── DATA SEGMENT

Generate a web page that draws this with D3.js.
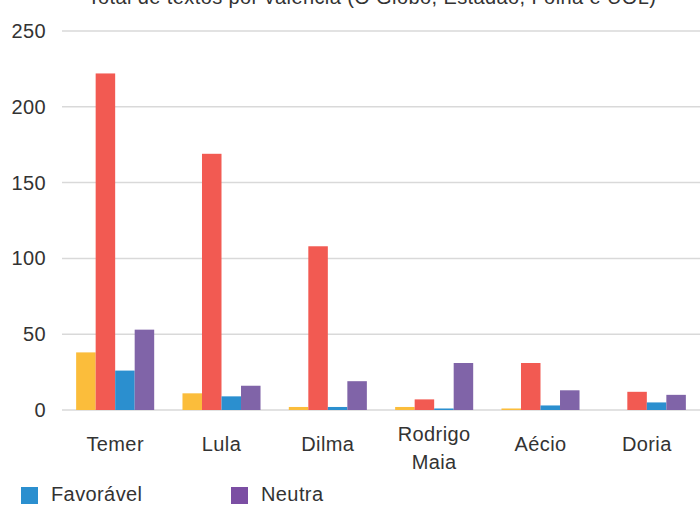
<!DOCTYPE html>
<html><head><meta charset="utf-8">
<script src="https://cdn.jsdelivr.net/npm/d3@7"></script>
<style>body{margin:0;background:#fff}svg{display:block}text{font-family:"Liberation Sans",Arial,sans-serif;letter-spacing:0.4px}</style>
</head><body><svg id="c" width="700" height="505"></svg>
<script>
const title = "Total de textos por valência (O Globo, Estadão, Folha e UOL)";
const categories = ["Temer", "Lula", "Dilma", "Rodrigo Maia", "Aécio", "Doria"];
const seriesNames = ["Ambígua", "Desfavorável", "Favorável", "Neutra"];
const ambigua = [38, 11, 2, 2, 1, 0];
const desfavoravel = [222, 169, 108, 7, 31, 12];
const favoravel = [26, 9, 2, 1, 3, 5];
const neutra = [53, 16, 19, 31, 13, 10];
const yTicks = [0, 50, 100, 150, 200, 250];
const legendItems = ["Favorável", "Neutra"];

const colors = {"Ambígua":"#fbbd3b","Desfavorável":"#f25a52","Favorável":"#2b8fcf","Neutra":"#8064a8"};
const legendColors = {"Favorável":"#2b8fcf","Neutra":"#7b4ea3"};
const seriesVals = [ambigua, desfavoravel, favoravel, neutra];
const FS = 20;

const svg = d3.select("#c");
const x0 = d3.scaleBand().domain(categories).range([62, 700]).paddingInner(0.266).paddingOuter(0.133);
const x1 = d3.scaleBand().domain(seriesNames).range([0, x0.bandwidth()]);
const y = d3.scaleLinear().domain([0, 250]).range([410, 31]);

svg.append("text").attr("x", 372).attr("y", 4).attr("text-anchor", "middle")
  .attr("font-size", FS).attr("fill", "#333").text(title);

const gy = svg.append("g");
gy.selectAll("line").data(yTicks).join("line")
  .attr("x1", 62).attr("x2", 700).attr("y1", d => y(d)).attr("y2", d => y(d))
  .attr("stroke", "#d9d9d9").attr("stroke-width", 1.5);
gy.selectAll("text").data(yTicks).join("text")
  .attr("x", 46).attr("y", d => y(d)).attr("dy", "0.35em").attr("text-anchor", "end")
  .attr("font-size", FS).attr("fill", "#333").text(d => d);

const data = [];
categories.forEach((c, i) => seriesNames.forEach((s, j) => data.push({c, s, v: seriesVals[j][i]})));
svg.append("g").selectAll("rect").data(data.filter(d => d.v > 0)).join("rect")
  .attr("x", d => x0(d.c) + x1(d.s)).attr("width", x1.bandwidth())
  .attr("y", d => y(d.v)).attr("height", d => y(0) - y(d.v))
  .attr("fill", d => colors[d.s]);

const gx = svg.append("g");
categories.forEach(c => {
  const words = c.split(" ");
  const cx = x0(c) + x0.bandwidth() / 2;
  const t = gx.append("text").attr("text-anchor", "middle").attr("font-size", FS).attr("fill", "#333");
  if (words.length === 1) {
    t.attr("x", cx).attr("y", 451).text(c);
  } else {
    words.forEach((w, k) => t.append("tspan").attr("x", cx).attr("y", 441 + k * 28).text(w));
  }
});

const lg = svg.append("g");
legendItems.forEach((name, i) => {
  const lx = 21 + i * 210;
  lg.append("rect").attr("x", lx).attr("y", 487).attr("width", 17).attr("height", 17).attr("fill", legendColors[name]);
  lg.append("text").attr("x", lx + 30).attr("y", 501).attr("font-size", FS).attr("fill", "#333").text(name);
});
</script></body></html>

────

## WHAT THE TASK REQUIRES
Restate the whole of the material word for word without the pictures.

## OUTPUT OF THE TASK
Generate a web page that draws this with D3.js.
<!DOCTYPE html>
<html><head><meta charset="utf-8">
<script src="https://cdn.jsdelivr.net/npm/d3@7"></script>
<style>body{margin:0;background:#fff}svg{display:block}text{font-family:"Liberation Sans",Arial,sans-serif;letter-spacing:0.4px}</style>
</head><body><svg id="c" width="700" height="505"></svg>
<script>
const title = "Total de textos por valência (O Globo, Estadão, Folha e UOL)";
const categories = ["Temer", "Lula", "Dilma", "Rodrigo Maia", "Aécio", "Doria"];
const seriesNames = ["Ambígua", "Desfavorável", "Favorável", "Neutra"];
const ambigua = [38, 11, 2, 2, 1, 0];
const desfavoravel = [222, 169, 108, 7, 31, 12];
const favoravel = [26, 9, 2, 1, 3, 5];
const neutra = [53, 16, 19, 31, 13, 10];
const yTicks = [0, 50, 100, 150, 200, 250];
const legendItems = ["Favorável", "Neutra"];

const colors = {"Ambígua":"#fbbd3b","Desfavorável":"#f25a52","Favorável":"#2b8fcf","Neutra":"#8064a8"};
const legendColors = {"Favorável":"#2b8fcf","Neutra":"#7b4ea3"};
const seriesVals = [ambigua, desfavoravel, favoravel, neutra];
const FS = 20;

const svg = d3.select("#c");
const x0 = d3.scaleBand().domain(categories).range([62, 700]).paddingInner(0.266).paddingOuter(0.133);
const x1 = d3.scaleBand().domain(seriesNames).range([0, x0.bandwidth()]);
const y = d3.scaleLinear().domain([0, 250]).range([410, 31]);

svg.append("text").attr("x", 372).attr("y", 4).attr("text-anchor", "middle")
  .attr("font-size", FS).attr("fill", "#333").text(title);

const gy = svg.append("g");
gy.selectAll("line").data(yTicks).join("line")
  .attr("x1", 62).attr("x2", 700).attr("y1", d => y(d)).attr("y2", d => y(d))
  .attr("stroke", "#d9d9d9").attr("stroke-width", 1.5);
gy.selectAll("text").data(yTicks).join("text")
  .attr("x", 46).attr("y", d => y(d)).attr("dy", "0.35em").attr("text-anchor", "end")
  .attr("font-size", FS).attr("fill", "#333").text(d => d);

const data = [];
categories.forEach((c, i) => seriesNames.forEach((s, j) => data.push({c, s, v: seriesVals[j][i]})));
svg.append("g").selectAll("rect").data(data.filter(d => d.v > 0)).join("rect")
  .attr("x", d => x0(d.c) + x1(d.s)).attr("width", x1.bandwidth())
  .attr("y", d => y(d.v)).attr("height", d => y(0) - y(d.v))
  .attr("fill", d => colors[d.s]);

const gx = svg.append("g");
categories.forEach(c => {
  const words = c.split(" ");
  const cx = x0(c) + x0.bandwidth() / 2;
  const t = gx.append("text").attr("text-anchor", "middle").attr("font-size", FS).attr("fill", "#333");
  if (words.length === 1) {
    t.attr("x", cx).attr("y", 451).text(c);
  } else {
    words.forEach((w, k) => t.append("tspan").attr("x", cx).attr("y", 441 + k * 28).text(w));
  }
});

const lg = svg.append("g");
legendItems.forEach((name, i) => {
  const lx = 21 + i * 210;
  lg.append("rect").attr("x", lx).attr("y", 487).attr("width", 17).attr("height", 17).attr("fill", legendColors[name]);
  lg.append("text").attr("x", lx + 30).attr("y", 501).attr("font-size", FS).attr("fill", "#333").text(name);
});
</script></body></html>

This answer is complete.